Scenario 3: ETL Job Performance Issue
Actions:
- Analyze execution plan
- Add indexes
- Partition large tables
- Tune parallelism
8. ETL Tools Asked in Interviews
Interviewers expect conceptual clarity, not tool syntax.
Common tools:
- Informatica
- Microsoft SSIS
- Ab Initio
- Talend
- Pentaho
9. ETL Defect Examples + Test Case Sample
Common ETL Defects
| Defect Type | Example |
| Data loss | Missing rows |
| Transformation error | Wrong calculation |
| Duplicate data | Bad join logic |
| SCD defect | Multiple active records |
| Performance issue | SLA breach |
Sample ETL Test Case
| Field | Value |
| Test Case ID | ETL_TC_01 |
| Scenario | Validate SCD Type 2 |
| Source | src_customer |
| Target | dim_customer |
| Expected | One active record |
10. Advanced ETL Testing Interview Questions
Q12. What is hashing in ETL testing?
Using checksum or hash values to compare large datasets efficiently.
Q13. What are audit fields?
Fields like created_date, updated_date, batch_id used for traceability.
Q14. How do you test incremental loads?
Using watermark or last_updated_date columns.

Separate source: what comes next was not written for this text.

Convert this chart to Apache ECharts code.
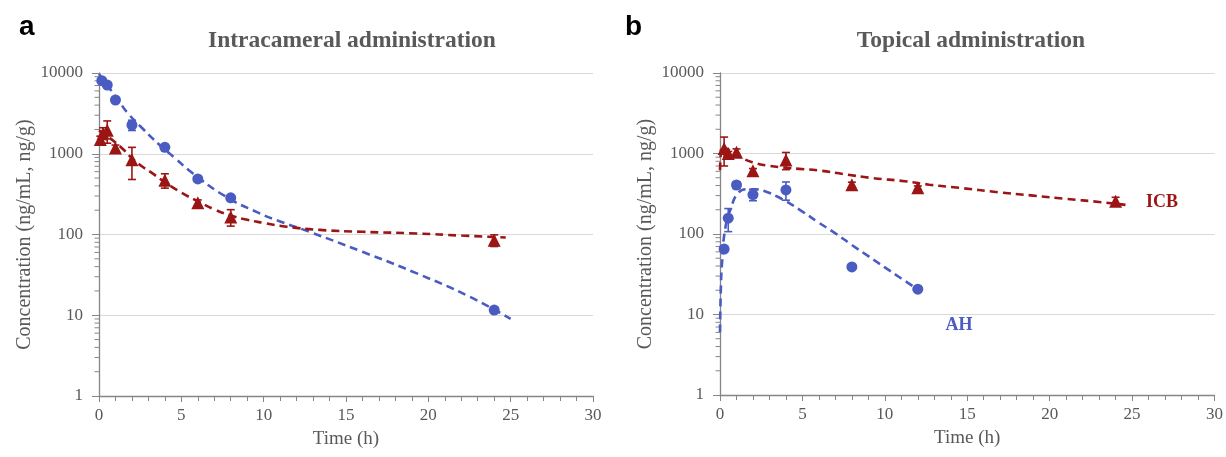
<!DOCTYPE html>
<html><head><meta charset="utf-8">
<script src="https://cdn.jsdelivr.net/npm/echarts@6/dist/echarts.min.js"></script>
<style>html,body{margin:0;padding:0;background:#fff}#c{width:1226px;height:457px}</style>
</head><body><div id="c"></div>
<script>
// ---------- DATA ----------
// Panel a: Intracameral administration
const timeA_AH = [0.17, 0.5, 1, 2, 4, 6, 8, 24];
const concA_AH = [8030, 7100, 4630, 2270, 1200, 487, 285, 11.6];
const sdA_AH   = [500, 400, 200, 330, 100, 30, 20, 1];
const timeA_ICB = [0.08, 0.25, 0.5, 1, 2, 4, 6, 8, 24];
const concA_ICB = [1500, 1800, 1950, 1180, 840, 470, 248, 165, 85];
const sdA_ICB   = [150, 300, 600, 100, 360, 95, 20, 38, 14];
const fitA_AH_t = [0, 0.6, 1.2, 1.72, 2.6, 3.65, 4.6, 5.67, 7.7, 9.7, 11, 12.78, 16, 19.3, 22.5, 25];
const fitA_AH_c = [9700, 6620, 4520, 3230, 2100, 1300, 890, 577, 295, 185, 145, 108, 61, 33, 17, 9];
const fitA_ICB_t = [0, 0.5, 1, 1.5, 2, 2.6, 3.1, 4, 5, 6, 7, 8, 9, 10, 11.4, 13.4, 16, 19.3, 22, 24.7];
const fitA_ICB_c = [1950, 1650, 1380, 1120, 880, 700, 600, 445, 330, 258, 205, 172, 152, 139, 125, 114, 108, 103, 97, 92];

// Panel b: Topical administration
const timeB_AH = [0.25, 0.5, 1, 2, 4, 8, 12];
const concB_AH = [65, 157, 406, 309, 353, 39, 20.6];
const sdB_AH   = [5, 50, 40, 50, 90, 2, 1];
const timeB_ICB = [0.25, 0.5, 1, 2, 4, 8, 12, 24];
const concB_ICB = [1150, 1000, 1040, 610, 830, 410, 375, 256];
const sdB_ICB   = [450, 60, 100, 40, 200, 30, 20, 30];
const fitB_AH_t = [0, 0.05, 0.13, 0.33, 0.68, 1.08, 1.59, 2.2, 2.8, 3.5, 4, 5, 6, 7, 8, 9, 10, 11, 12];
const fitB_AH_c = [6, 20, 46, 121, 214, 320, 360, 358, 335, 290, 255, 190, 138, 102, 73, 53, 38.5, 28, 20.5];
const fitB_ICB_t = [0, 0.05, 0.12, 0.4, 0.78, 1.38, 2, 2.8, 4, 4.8, 6, 7.5, 9.26, 11.2, 12.7, 14.5, 16.9, 19, 21, 23, 24.6];
const fitB_ICB_c = [620, 1000, 1250, 1150, 1040, 870, 775, 712, 665, 645, 615, 555, 495, 453, 410, 375, 330, 300, 273, 250, 230];

// Axis ticks
const yMinor = [2,3,4,5,6,7,8,9,20,30,40,50,60,70,80,90,200,300,400,500,600,700,800,900,2000,3000,4000,5000,6000,7000,8000,9000];

// ---------- STYLE ----------
const BLUE = '#4A5BC2';
const RED = '#9C1515';
const SERIF = '"Liberation Serif", "Times New Roman", serif';
const GREY = '#595959';

const zip = (a, b) => a.map((v, i) => [v, b[i]]);
const errData = (t, c, s) => t.map((v, i) => [v, Math.max(c[i] - s[i], 1.01), c[i] + s[i]]);

function xAxis(gi) {
  return {
    type: 'value', gridIndex: gi, min: 0, max: 30, interval: 5,
    name: 'Time (h)', nameLocation: 'middle', nameGap: 34,
    nameTextStyle: { fontFamily: SERIF, fontSize: 19, color: GREY },
    axisLine: { lineStyle: { color: '#868686', width: 1.3 } },
    axisTick: { show: true, length: 6, lineStyle: { color: '#868686' } },
    minorTick: { show: true, splitNumber: 5, length: 5, lineStyle: { color: '#868686' } },
    axisLabel: { fontFamily: SERIF, fontSize: 17, color: GREY, margin: 11 },
    splitLine: { show: false }
  };
}
function yAxis(gi) {
  return {
    type: 'log', logBase: 10, gridIndex: gi, min: 1, max: 10000,
    name: 'Concentration (ng/mL, ng/g)', nameLocation: 'middle', nameGap: 64,
    nameTextStyle: { fontFamily: SERIF, fontSize: 20, color: GREY },
    axisLine: { show: true, lineStyle: { color: '#868686', width: 1.3 } },
    axisTick: { show: true, length: 7, lineStyle: { color: '#868686' } },
    axisLabel: { fontFamily: SERIF, fontSize: 17, color: GREY, margin: 16,
                 formatter: v => String(Math.round(v)) },
    splitLine: { show: true, lineStyle: { color: '#d9d9d9', width: 1.2 } }
  };
}

function fitSeries(gi, t, c, color) {
  return {
    type: 'line', xAxisIndex: gi, yAxisIndex: gi, data: zip(t, c), smooth: 0.5,
    showSymbol: false, symbol: 'none', z: 2,
    lineStyle: { color: color, width: 2.6, type: [8, 5] }
  };
}
function pointSeries(gi, t, c, color, symbol, size) {
  return {
    type: 'scatter', xAxisIndex: gi, yAxisIndex: gi, data: zip(t, c),
    symbol: symbol, symbolSize: size, z: 4,
    itemStyle: { color: color, opacity: 1 }
  };
}
function errSeries(gi, t, c, s, color) {
  return {
    type: 'custom', xAxisIndex: gi, yAxisIndex: gi, z: 3,
    data: errData(t, c, s),
    encode: { x: 0, y: [1, 2] },
    renderItem: function (params, api) {
      const x = api.value(0);
      const lo = api.coord([x, api.value(1)]);
      const hi = api.coord([x, api.value(2)]);
      const w = 4;
      const st = { stroke: color, lineWidth: 1.6 };
      return { type: 'group', children: [
        { type: 'line', shape: { x1: lo[0], y1: lo[1], x2: hi[0], y2: hi[1] }, style: st },
        { type: 'line', shape: { x1: hi[0] - w, y1: hi[1], x2: hi[0] + w, y2: hi[1] }, style: st },
        { type: 'line', shape: { x1: lo[0] - w, y1: lo[1], x2: lo[0] + w, y2: lo[1] }, style: st }
      ] };
    }
  };
}
function minorTickSeries(gi) {
  return {
    type: 'custom', xAxisIndex: gi, yAxisIndex: gi, clip: false, silent: true, z: 1,
    data: yMinor.map(v => [0, v]),
    encode: { x: 0, y: 1 },
    renderItem: function (params, api) {
      const p = api.coord([0, api.value(1)]);
      return { type: 'line', shape: { x1: p[0] - 4.5, y1: p[1], x2: p[0], y2: p[1] },
               style: { stroke: '#868686', lineWidth: 1 } };
    }
  };
}

const chart = echarts.init(document.getElementById('c'), null, { renderer: 'canvas' });
chart.setOption({
  animation: false,
  backgroundColor: '#fff',
  grid: [
    { left: 99, top: 73, width: 494, height: 323 },
    { left: 720, top: 73, width: 495, height: 322 }
  ],
  xAxis: [xAxis(0), xAxis(1)],
  yAxis: [yAxis(0), yAxis(1)],
  graphic: [
    { type: 'text', left: 19, top: 13, style: { text: 'a', font: 'bold 28px "Liberation Sans", Arial, sans-serif', fill: '#000' } },
    { type: 'text', left: 625, top: 13, style: { text: 'b', font: 'bold 28px "Liberation Sans", Arial, sans-serif', fill: '#000' } },
    { type: 'text', x: 352, y: 41, style: { text: 'Intracameral administration', font: 'bold 23.5px "Liberation Serif", "Times New Roman", serif', fill: GREY, textAlign: 'center', textVerticalAlign: 'middle' } },
    { type: 'text', x: 971, y: 41, style: { text: 'Topical administration', font: 'bold 23.5px "Liberation Serif", "Times New Roman", serif', fill: GREY, textAlign: 'center', textVerticalAlign: 'middle' } },
    { type: 'text', x: 1162, y: 202, style: { text: 'ICB', font: 'bold 18px "Liberation Serif", "Times New Roman", serif', fill: RED, textAlign: 'center', textVerticalAlign: 'middle' } },
    { type: 'text', x: 959, y: 325, style: { text: 'AH', font: 'bold 18px "Liberation Serif", "Times New Roman", serif', fill: BLUE, textAlign: 'center', textVerticalAlign: 'middle' } }
  ],
  series: [
    minorTickSeries(0), minorTickSeries(1),
    fitSeries(0, fitA_AH_t, fitA_AH_c, BLUE),
    fitSeries(0, fitA_ICB_t, fitA_ICB_c, RED),
    errSeries(0, timeA_AH, concA_AH, sdA_AH, BLUE),
    errSeries(0, timeA_ICB, concA_ICB, sdA_ICB, RED),
    pointSeries(0, timeA_AH, concA_AH, BLUE, 'circle', 11),
    pointSeries(0, timeA_ICB, concA_ICB, RED, 'triangle', 13),
    fitSeries(1, fitB_AH_t, fitB_AH_c, BLUE),
    fitSeries(1, fitB_ICB_t, fitB_ICB_c, RED),
    errSeries(1, timeB_AH, concB_AH, sdB_AH, BLUE),
    errSeries(1, timeB_ICB, concB_ICB, sdB_ICB, RED),
    pointSeries(1, timeB_AH, concB_AH, BLUE, 'circle', 11),
    pointSeries(1, timeB_ICB, concB_ICB, RED, 'triangle', 13)
  ]
});
</script></body></html>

11. Quick Revision Sheet (ETL Testing)
- ETL = Extract + Transform + Load
- Always validate count + data + transformation
- SQL is mandatory
- SCD2 is frequently asked
- Performance & SLA matter
12. FAQs – ETL Testing Interview Questions and Answers
Q1. Is ETL testing hard for beginners?
No, strong SQL and DW basics are enough.
Q2. Is ETL testing manual or automated?
Mostly manual SQL-based with partial automation.
Q3. What is the most important ETL interview skill?
Writing and explaining SQL queries confidently.
Q4. Do companies expect tool expertise?
Conceptual understanding is more important than tool syntax.